▶ _Task objective_
Your task is to print exactly the lines from the line that contains "What matplotlib code" through the line that contains "plt.rcParams['font.family'] = ['Lato', 'DejaVu", with pictures left out.

▶ _Records shown_

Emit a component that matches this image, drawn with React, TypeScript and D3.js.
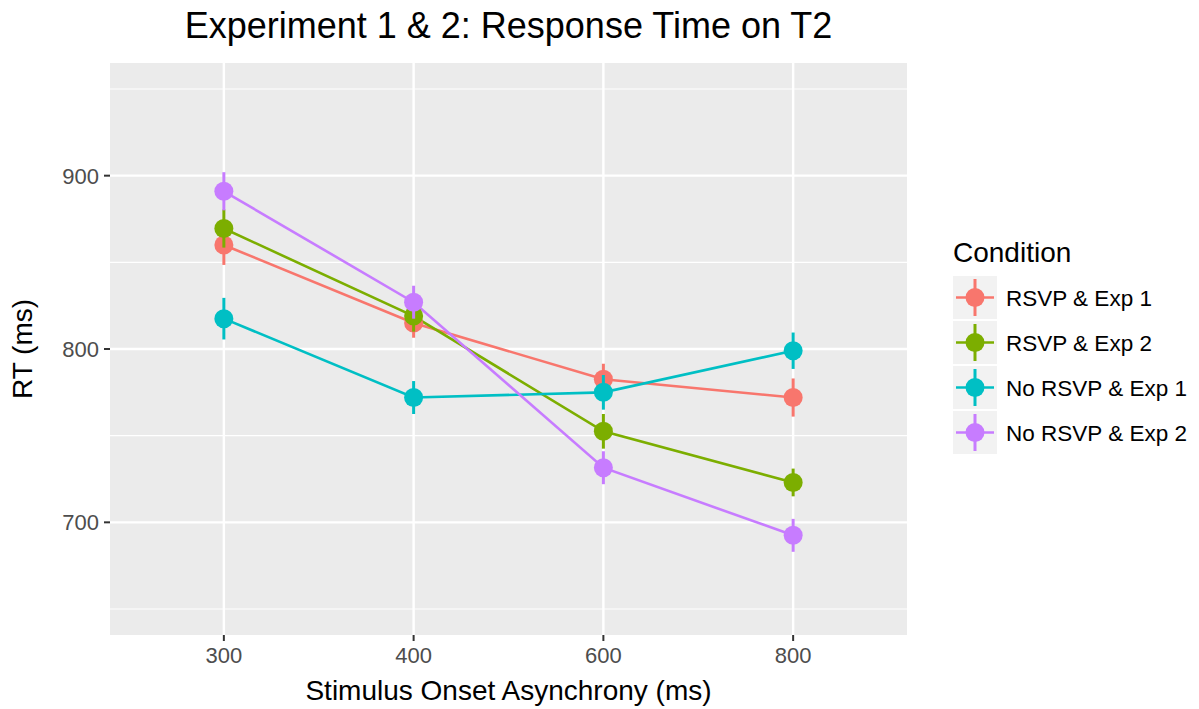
* * *
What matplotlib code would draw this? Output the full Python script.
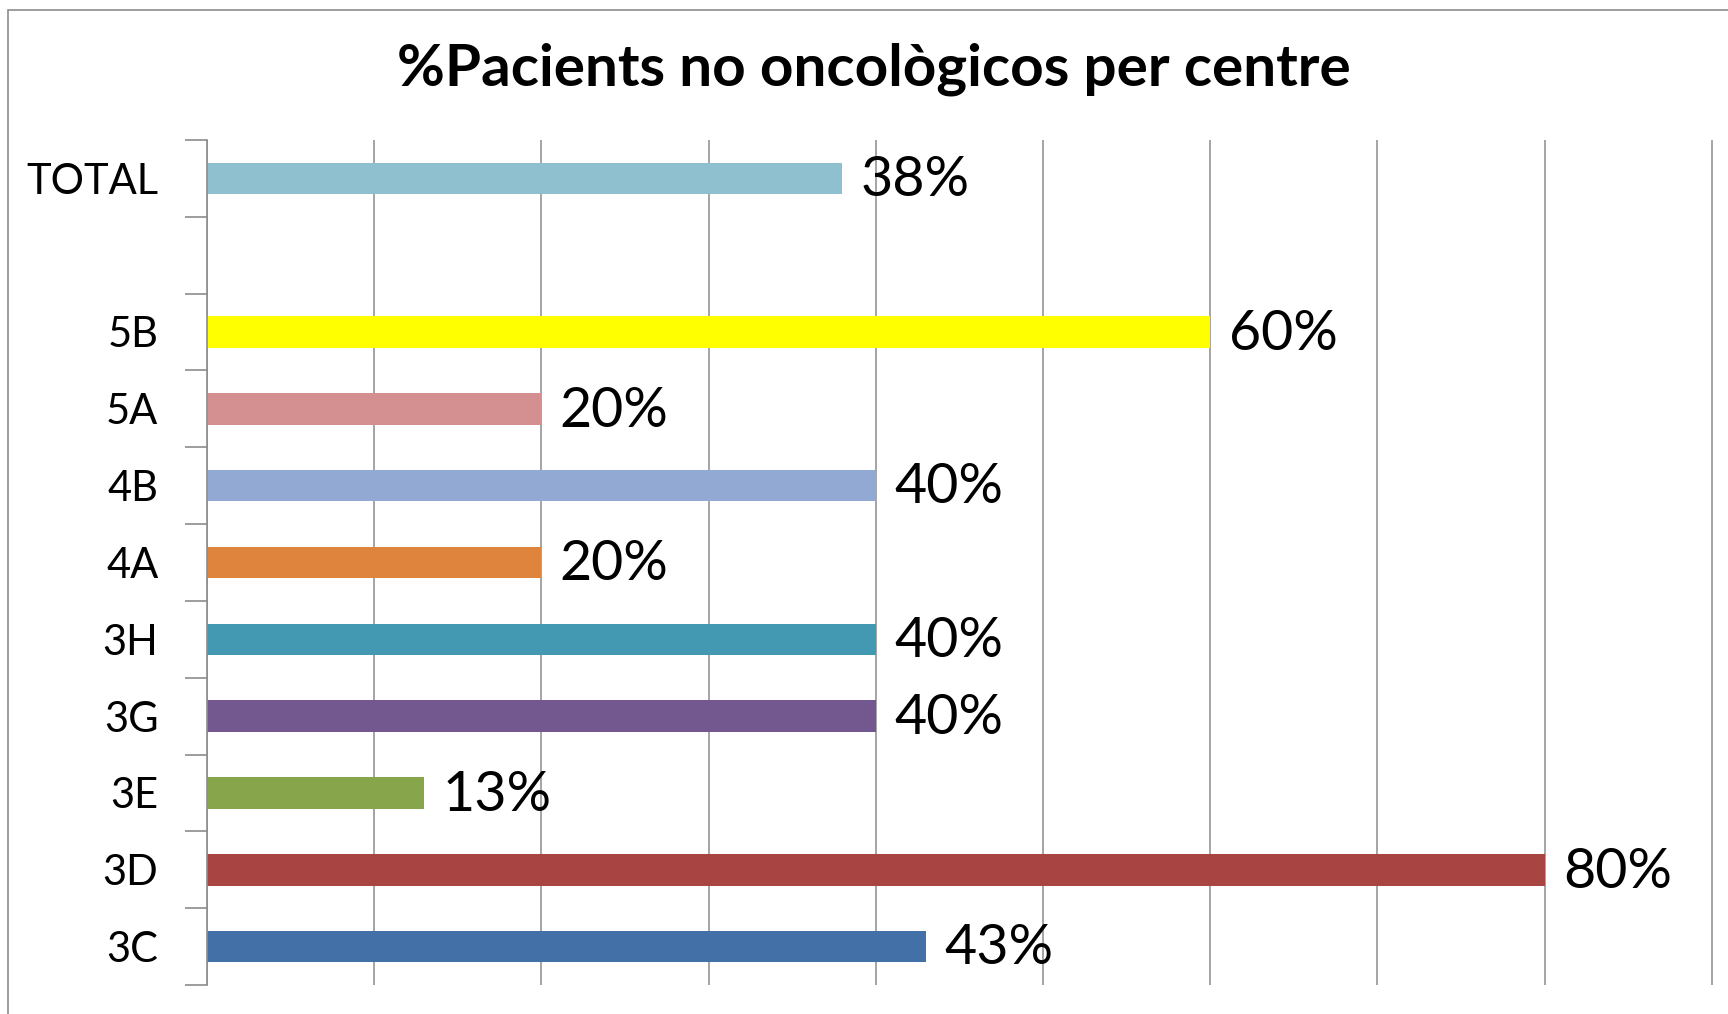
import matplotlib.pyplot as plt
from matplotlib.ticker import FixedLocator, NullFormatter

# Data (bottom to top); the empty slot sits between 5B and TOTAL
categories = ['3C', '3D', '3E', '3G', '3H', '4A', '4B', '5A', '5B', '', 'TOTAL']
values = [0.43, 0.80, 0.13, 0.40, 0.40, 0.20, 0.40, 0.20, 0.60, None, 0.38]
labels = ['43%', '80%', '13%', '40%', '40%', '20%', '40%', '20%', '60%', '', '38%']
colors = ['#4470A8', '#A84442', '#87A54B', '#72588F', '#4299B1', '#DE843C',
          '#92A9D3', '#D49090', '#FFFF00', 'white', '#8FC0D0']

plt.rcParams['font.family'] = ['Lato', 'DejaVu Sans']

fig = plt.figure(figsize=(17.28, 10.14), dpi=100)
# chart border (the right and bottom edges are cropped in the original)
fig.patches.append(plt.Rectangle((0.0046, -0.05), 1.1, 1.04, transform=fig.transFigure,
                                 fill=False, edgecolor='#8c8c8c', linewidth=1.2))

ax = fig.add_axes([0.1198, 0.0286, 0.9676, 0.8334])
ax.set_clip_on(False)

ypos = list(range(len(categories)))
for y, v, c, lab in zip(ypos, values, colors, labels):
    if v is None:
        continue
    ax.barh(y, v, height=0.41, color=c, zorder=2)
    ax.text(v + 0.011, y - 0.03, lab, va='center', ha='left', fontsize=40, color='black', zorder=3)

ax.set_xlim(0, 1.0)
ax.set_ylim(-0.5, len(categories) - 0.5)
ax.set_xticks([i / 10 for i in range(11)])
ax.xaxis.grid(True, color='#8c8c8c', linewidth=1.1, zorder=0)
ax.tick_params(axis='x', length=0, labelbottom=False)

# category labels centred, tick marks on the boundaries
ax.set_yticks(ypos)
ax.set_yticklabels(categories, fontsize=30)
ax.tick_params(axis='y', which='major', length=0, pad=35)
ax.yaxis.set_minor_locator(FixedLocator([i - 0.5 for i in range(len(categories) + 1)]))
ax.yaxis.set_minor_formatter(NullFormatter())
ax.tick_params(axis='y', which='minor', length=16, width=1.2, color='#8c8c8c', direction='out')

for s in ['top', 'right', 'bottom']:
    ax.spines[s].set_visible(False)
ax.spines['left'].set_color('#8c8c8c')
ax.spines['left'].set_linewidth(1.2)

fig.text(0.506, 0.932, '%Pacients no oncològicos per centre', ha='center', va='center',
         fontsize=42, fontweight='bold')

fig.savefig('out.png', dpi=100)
* * *
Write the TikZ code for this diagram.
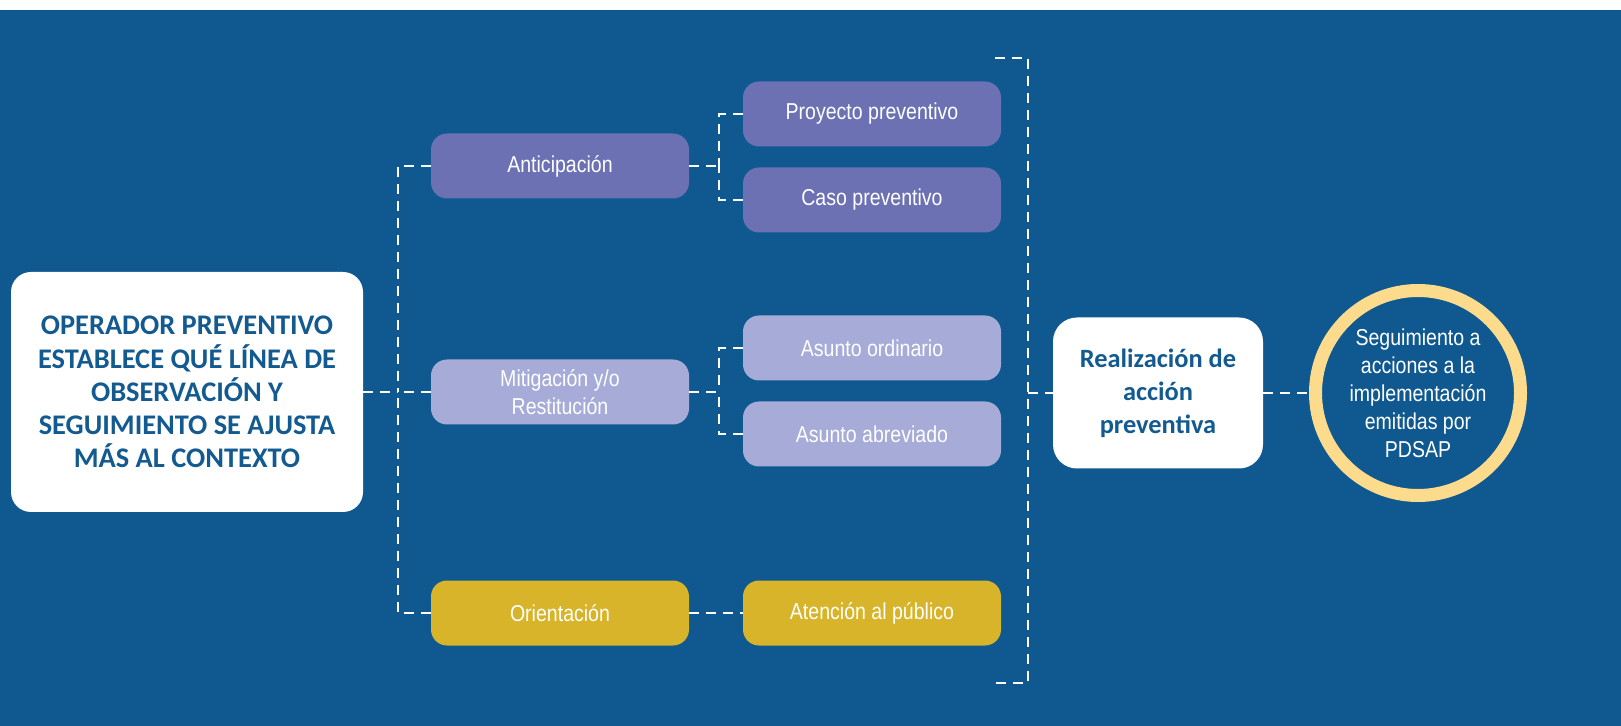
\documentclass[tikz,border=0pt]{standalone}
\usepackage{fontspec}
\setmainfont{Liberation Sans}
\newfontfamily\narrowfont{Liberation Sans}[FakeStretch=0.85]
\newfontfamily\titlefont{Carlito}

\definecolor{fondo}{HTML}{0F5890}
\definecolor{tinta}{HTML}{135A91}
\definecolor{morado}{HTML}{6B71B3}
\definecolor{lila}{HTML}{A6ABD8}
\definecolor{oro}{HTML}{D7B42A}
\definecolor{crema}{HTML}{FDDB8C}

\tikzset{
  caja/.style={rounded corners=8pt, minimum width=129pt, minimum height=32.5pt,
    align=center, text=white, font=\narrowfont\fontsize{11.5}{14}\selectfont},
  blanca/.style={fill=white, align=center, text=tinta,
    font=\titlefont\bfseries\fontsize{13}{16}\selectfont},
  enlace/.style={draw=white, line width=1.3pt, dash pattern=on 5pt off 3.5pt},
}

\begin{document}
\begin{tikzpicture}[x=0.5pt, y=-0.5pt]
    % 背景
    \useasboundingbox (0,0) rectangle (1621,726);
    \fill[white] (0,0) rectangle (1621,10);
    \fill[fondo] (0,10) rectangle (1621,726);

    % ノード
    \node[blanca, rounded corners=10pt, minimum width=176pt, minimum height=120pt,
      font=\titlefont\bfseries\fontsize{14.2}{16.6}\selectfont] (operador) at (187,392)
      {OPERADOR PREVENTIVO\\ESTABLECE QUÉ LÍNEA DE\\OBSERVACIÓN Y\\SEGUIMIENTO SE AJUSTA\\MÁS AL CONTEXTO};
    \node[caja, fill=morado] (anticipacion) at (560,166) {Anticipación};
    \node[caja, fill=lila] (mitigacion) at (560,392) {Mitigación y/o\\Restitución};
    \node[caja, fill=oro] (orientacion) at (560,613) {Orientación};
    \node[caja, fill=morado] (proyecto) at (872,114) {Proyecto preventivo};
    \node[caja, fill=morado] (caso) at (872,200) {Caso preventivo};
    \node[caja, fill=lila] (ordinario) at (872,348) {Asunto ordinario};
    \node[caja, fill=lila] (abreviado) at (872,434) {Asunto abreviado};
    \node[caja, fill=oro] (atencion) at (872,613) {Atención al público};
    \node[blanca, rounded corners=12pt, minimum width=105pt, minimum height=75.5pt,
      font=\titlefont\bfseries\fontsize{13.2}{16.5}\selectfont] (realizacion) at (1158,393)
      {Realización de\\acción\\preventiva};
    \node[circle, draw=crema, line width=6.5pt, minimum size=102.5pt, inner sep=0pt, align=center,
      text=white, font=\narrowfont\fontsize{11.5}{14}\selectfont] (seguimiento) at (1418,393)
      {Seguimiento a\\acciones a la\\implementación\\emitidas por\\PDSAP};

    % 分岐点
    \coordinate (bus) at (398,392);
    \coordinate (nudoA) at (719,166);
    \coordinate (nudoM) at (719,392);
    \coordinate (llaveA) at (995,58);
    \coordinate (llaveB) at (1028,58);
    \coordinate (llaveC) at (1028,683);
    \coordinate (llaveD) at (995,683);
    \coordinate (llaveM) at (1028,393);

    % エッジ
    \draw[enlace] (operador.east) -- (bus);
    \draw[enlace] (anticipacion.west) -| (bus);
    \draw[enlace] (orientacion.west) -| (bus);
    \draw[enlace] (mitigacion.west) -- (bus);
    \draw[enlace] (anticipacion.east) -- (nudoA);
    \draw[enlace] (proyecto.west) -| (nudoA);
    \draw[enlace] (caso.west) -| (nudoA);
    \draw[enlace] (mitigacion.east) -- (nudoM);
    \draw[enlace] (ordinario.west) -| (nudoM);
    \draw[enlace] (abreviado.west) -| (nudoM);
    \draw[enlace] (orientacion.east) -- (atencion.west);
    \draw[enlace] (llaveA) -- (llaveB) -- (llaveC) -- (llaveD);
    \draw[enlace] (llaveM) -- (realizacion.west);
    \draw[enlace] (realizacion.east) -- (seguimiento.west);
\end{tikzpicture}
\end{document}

▶ _Complete output_
What matplotlib code would draw this? Output the full Python script.
import matplotlib.pyplot as plt
from matplotlib.ticker import FixedLocator, NullFormatter

# Data (bottom to top); the empty slot sits between 5B and TOTAL
categories = ['3C', '3D', '3E', '3G', '3H', '4A', '4B', '5A', '5B', '', 'TOTAL']
values = [0.43, 0.80, 0.13, 0.40, 0.40, 0.20, 0.40, 0.20, 0.60, None, 0.38]
labels = ['43%', '80%', '13%', '40%', '40%', '20%', '40%', '20%', '60%', '', '38%']
colors = ['#4470A8', '#A84442', '#87A54B', '#72588F', '#4299B1', '#DE843C',
          '#92A9D3', '#D49090', '#FFFF00', 'white', '#8FC0D0']

plt.rcParams['font.family'] = ['Lato', 'DejaVu Sans']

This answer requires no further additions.